* [Direction]: From the first line of the data below through the line bearing "import plotly.graph_objects as go", reproduce each line exactly; do not include pictures.

* [Recorded information]:
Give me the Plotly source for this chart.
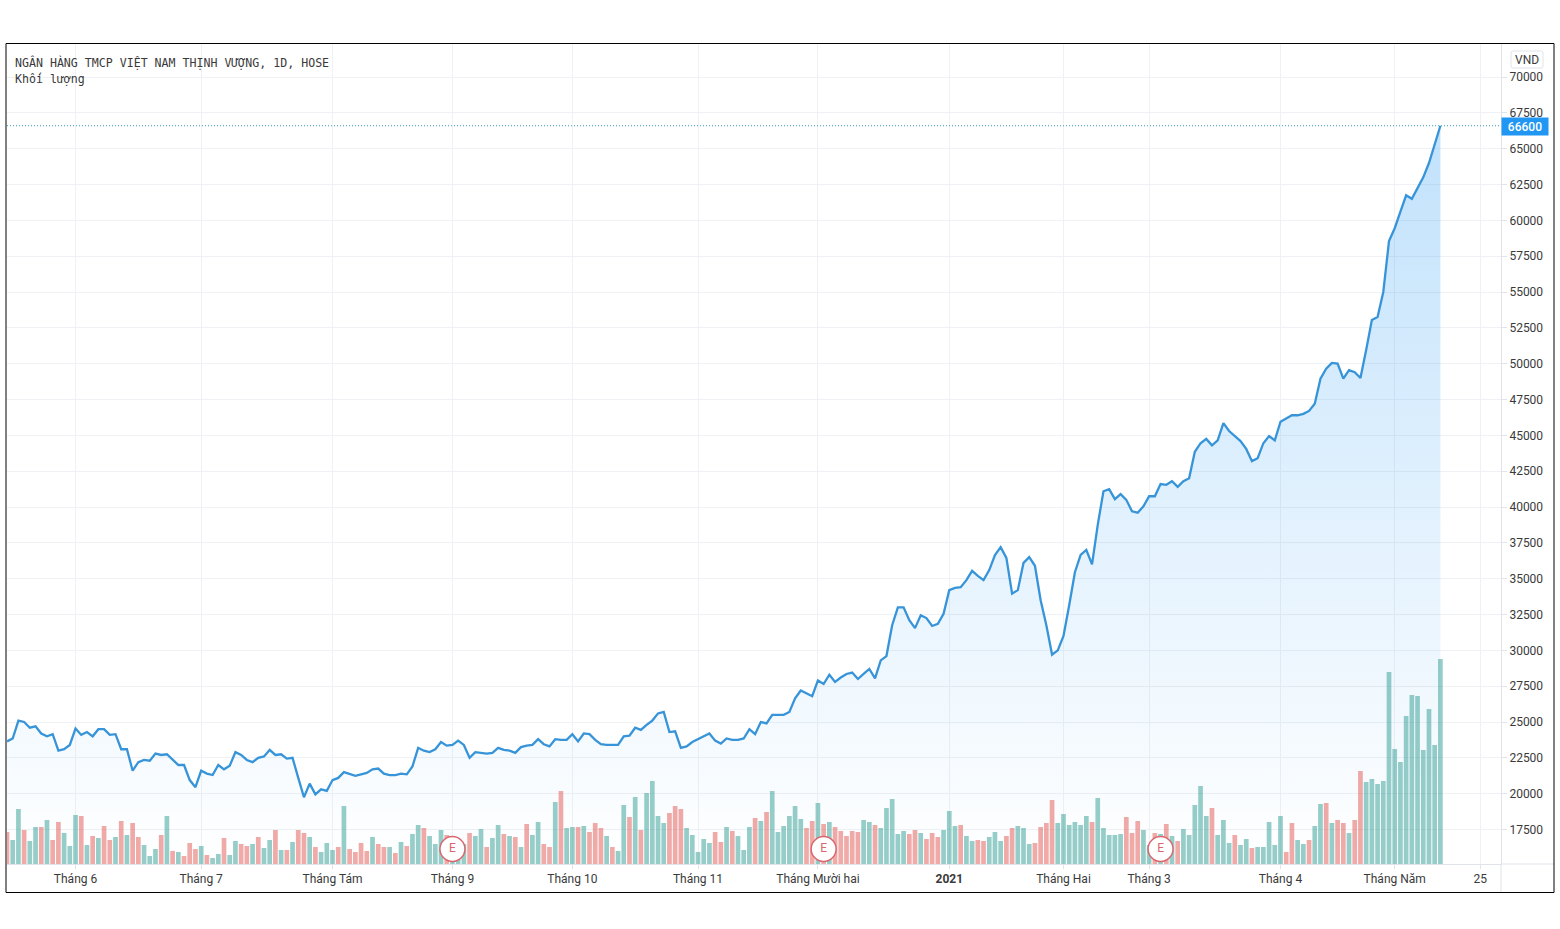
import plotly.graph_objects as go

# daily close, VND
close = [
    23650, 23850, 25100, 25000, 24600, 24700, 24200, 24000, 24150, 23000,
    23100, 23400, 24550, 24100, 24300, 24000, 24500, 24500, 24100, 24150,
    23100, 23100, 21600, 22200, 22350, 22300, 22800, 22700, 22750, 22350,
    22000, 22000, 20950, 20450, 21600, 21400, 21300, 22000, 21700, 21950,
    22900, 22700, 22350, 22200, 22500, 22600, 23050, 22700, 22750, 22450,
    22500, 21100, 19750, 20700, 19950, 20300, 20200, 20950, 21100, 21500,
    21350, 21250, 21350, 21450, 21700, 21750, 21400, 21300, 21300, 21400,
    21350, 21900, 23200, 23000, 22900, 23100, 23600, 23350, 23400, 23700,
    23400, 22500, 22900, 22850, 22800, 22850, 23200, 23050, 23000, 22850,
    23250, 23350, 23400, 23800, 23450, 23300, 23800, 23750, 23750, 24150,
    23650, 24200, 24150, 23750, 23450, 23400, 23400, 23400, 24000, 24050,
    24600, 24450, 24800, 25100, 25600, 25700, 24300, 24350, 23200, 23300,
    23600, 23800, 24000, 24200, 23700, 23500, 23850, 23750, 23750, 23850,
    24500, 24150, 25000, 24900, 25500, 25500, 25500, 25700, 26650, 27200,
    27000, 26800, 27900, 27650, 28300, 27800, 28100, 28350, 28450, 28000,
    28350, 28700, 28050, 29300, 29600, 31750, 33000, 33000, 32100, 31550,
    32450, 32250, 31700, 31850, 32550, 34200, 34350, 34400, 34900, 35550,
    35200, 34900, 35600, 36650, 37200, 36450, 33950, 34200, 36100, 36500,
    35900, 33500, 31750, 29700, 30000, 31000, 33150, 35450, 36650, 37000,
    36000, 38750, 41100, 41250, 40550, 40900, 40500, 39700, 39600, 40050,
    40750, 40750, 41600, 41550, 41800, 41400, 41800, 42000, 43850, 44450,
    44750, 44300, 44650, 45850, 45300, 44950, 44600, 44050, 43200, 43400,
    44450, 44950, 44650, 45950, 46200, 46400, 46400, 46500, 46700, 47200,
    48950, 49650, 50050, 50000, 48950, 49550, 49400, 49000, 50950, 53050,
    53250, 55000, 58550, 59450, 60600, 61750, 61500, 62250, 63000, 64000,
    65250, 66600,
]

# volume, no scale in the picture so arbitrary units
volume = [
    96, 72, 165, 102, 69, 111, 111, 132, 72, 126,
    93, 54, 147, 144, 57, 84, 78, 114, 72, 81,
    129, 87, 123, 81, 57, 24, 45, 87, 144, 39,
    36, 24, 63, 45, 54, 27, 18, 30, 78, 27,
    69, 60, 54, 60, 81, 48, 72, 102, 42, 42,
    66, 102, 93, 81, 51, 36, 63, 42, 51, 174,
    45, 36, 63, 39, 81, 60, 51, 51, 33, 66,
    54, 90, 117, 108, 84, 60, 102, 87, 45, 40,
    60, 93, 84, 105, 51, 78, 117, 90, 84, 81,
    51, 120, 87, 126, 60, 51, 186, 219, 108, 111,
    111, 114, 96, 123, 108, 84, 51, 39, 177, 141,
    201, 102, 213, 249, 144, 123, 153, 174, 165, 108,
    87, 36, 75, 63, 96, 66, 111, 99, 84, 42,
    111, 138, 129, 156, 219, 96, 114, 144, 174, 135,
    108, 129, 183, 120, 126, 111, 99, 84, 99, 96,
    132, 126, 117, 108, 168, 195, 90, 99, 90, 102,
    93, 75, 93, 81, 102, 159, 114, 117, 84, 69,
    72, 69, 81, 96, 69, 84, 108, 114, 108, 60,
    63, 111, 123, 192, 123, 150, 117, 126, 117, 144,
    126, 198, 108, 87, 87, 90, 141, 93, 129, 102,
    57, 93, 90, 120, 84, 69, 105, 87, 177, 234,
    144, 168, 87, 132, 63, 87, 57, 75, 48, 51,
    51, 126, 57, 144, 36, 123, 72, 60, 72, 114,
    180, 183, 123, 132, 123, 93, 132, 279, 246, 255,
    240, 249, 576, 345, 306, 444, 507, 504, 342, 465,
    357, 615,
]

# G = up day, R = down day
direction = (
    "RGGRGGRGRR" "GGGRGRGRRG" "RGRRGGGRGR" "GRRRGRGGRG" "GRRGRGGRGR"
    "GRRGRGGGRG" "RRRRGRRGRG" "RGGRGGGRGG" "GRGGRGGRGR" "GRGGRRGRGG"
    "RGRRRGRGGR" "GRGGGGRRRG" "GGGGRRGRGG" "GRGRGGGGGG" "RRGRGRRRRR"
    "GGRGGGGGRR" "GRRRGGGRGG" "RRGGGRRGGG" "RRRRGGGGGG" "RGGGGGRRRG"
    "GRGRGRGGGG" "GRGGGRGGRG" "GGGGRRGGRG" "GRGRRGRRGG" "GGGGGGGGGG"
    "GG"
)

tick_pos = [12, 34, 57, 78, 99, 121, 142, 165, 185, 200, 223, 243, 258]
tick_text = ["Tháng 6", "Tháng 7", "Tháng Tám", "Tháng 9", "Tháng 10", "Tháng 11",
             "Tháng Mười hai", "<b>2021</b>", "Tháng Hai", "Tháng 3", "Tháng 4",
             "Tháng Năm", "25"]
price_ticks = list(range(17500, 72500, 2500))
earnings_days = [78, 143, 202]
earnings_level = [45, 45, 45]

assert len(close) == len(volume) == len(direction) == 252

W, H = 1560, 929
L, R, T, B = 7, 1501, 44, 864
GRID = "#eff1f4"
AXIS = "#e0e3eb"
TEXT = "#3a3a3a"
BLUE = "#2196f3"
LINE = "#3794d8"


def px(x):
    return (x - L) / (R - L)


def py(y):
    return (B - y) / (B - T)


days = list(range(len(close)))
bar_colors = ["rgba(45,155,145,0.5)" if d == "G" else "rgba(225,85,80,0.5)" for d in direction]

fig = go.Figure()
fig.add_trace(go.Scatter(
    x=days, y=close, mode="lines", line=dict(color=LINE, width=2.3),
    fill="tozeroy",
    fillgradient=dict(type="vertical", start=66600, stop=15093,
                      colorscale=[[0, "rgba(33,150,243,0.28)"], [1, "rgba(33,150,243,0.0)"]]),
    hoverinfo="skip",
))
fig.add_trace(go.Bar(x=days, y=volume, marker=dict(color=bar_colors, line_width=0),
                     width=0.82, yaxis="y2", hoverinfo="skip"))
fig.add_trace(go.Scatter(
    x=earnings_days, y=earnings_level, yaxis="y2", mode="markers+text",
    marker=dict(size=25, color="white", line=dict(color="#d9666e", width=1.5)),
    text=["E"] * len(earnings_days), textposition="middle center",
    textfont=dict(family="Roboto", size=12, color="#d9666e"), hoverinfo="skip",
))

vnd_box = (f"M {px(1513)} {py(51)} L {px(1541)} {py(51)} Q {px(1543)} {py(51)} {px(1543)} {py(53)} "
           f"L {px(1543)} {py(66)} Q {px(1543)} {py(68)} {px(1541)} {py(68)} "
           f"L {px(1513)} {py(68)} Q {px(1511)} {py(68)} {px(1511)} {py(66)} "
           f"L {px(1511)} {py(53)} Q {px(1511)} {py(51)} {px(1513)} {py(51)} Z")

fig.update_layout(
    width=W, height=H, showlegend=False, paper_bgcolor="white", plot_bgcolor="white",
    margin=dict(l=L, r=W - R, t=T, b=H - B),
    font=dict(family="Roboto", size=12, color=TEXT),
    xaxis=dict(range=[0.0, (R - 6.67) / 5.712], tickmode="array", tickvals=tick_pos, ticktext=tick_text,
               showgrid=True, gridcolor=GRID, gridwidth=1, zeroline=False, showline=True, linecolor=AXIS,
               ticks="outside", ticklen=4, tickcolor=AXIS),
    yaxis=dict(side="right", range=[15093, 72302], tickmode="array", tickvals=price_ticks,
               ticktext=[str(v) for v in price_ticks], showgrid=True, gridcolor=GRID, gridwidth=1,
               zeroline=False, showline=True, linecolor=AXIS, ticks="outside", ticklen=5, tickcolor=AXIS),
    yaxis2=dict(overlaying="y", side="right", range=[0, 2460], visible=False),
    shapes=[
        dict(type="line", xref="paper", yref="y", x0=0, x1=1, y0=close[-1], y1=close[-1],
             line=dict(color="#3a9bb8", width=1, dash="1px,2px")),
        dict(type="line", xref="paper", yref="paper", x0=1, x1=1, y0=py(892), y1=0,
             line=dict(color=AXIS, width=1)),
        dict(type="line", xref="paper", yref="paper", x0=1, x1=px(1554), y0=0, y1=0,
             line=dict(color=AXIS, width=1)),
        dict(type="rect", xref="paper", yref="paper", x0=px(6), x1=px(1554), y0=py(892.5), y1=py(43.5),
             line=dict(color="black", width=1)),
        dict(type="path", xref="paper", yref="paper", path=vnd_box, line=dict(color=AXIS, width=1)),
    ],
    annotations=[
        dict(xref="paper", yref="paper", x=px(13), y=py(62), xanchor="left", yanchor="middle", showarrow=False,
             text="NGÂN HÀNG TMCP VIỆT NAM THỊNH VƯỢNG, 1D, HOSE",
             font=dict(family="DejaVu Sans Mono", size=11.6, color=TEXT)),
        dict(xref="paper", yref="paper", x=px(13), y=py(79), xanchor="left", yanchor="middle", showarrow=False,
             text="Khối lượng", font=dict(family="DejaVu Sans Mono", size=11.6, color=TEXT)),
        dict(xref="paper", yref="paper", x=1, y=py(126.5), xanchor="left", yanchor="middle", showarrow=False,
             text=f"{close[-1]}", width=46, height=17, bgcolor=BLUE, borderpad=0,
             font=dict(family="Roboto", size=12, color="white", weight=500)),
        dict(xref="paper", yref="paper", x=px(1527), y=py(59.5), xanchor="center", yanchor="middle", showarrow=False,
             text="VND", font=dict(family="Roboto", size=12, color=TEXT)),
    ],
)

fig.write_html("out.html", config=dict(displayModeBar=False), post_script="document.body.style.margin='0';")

* [Reply]:
Give me the Plotly source for this chart.
import plotly.graph_objects as go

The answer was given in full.